L'esempio più evidente è la distribuzione elettrica, su cui il Parlamento ha varato una proroga ventennale senza neppure discutere sulla sua opportunità e vantaggi per il cittadino. Di segno analogo il sollievo con cui la premier Meloni in settembre annunciava di aver trovato la soluzione per prorogare le concessioni balneari o il ministro Pichetto che spiegava di confidare nella presenza di Fitto a Bruxelles per fare lo stesso con l'idro.

Si delinea insomma una nuova temperie politica che, da un lato puntando il dito sui fallimenti degli ultimi anni, dall'altro opportunisticamente strizzando l'occhio alle idee di Mario Draghi sui campioni europei e alle flessibilità concesse dalla UE negli ultimi anni di emergenze, tende ad archiviare le gare come un capitolo chiuso.

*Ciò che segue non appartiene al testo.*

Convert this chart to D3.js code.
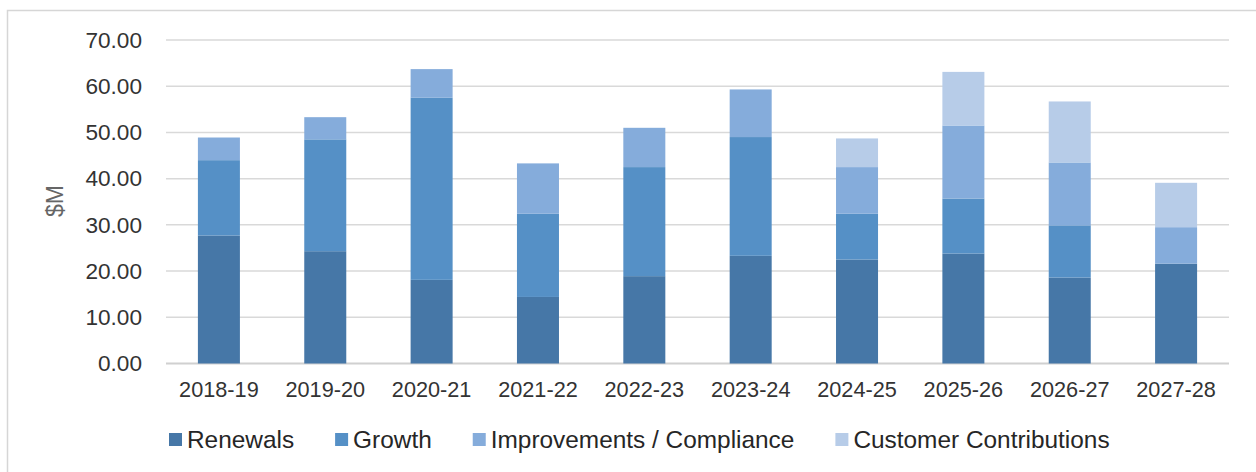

Paiono inserirsi in questo clima anche gli ultimi sviluppi nella distribuzione gas. Previsto dal 2000 e varato nel 2011, il sistema di gare per ATEM non è mai decollato; nonostante questo le autorità competenti sono rimaste alla finestra: poche idee e ancor meno determinazione a intervenire da parte del MASE per sbloccarle, solo qualche azione non risolutiva da parte di ARERA. 

Nel frattempo proseguiva una dinamica che, nel suo funzionamento e nelle sue conseguenze, non era difficile leggere già otto anni fa, nel 2017, ai tempi di due grandi (all'epoca) operazioni societarie nel settore: la razionalizzazione che doveva passare per le gare, stava avvenendo invece a colpi di acquisizioni, modificando a monte gli equilibri delle gare prima che si svolgessero. 

Da qui all'integrazione tra primo e secondo operatore, che le gare rischia di renderle irrilevanti creando un soggetto incomparabilmente più forte di qualunque altro, non mancava che un passo. Non a caso in febbraio, in un intervento sulla Staffetta Quotidiana sull'acquisizione, Carlo Stagnaro di Ibl notava che l'Antitrust non avrebbe potuto evitare di imporre paletti severi senza sconfessare sé stessa. 
Il via libera alla fine è arrivato e i paletti non paiono poi così severi. Viene da domandarsi se 15 anni fa, in una diversa temperie, il Garante avrebbe deciso allo stesso modo, o se il MASE, dai cui uffici sono pure usciti il Dlgs 164/00 e i decreti ambiti, non avrebbe mostrato almeno un po' di interesse, o l'ARERA più sensibilità agli equilibri dimensionali. Davvero l'Italia non è più un paese per gare?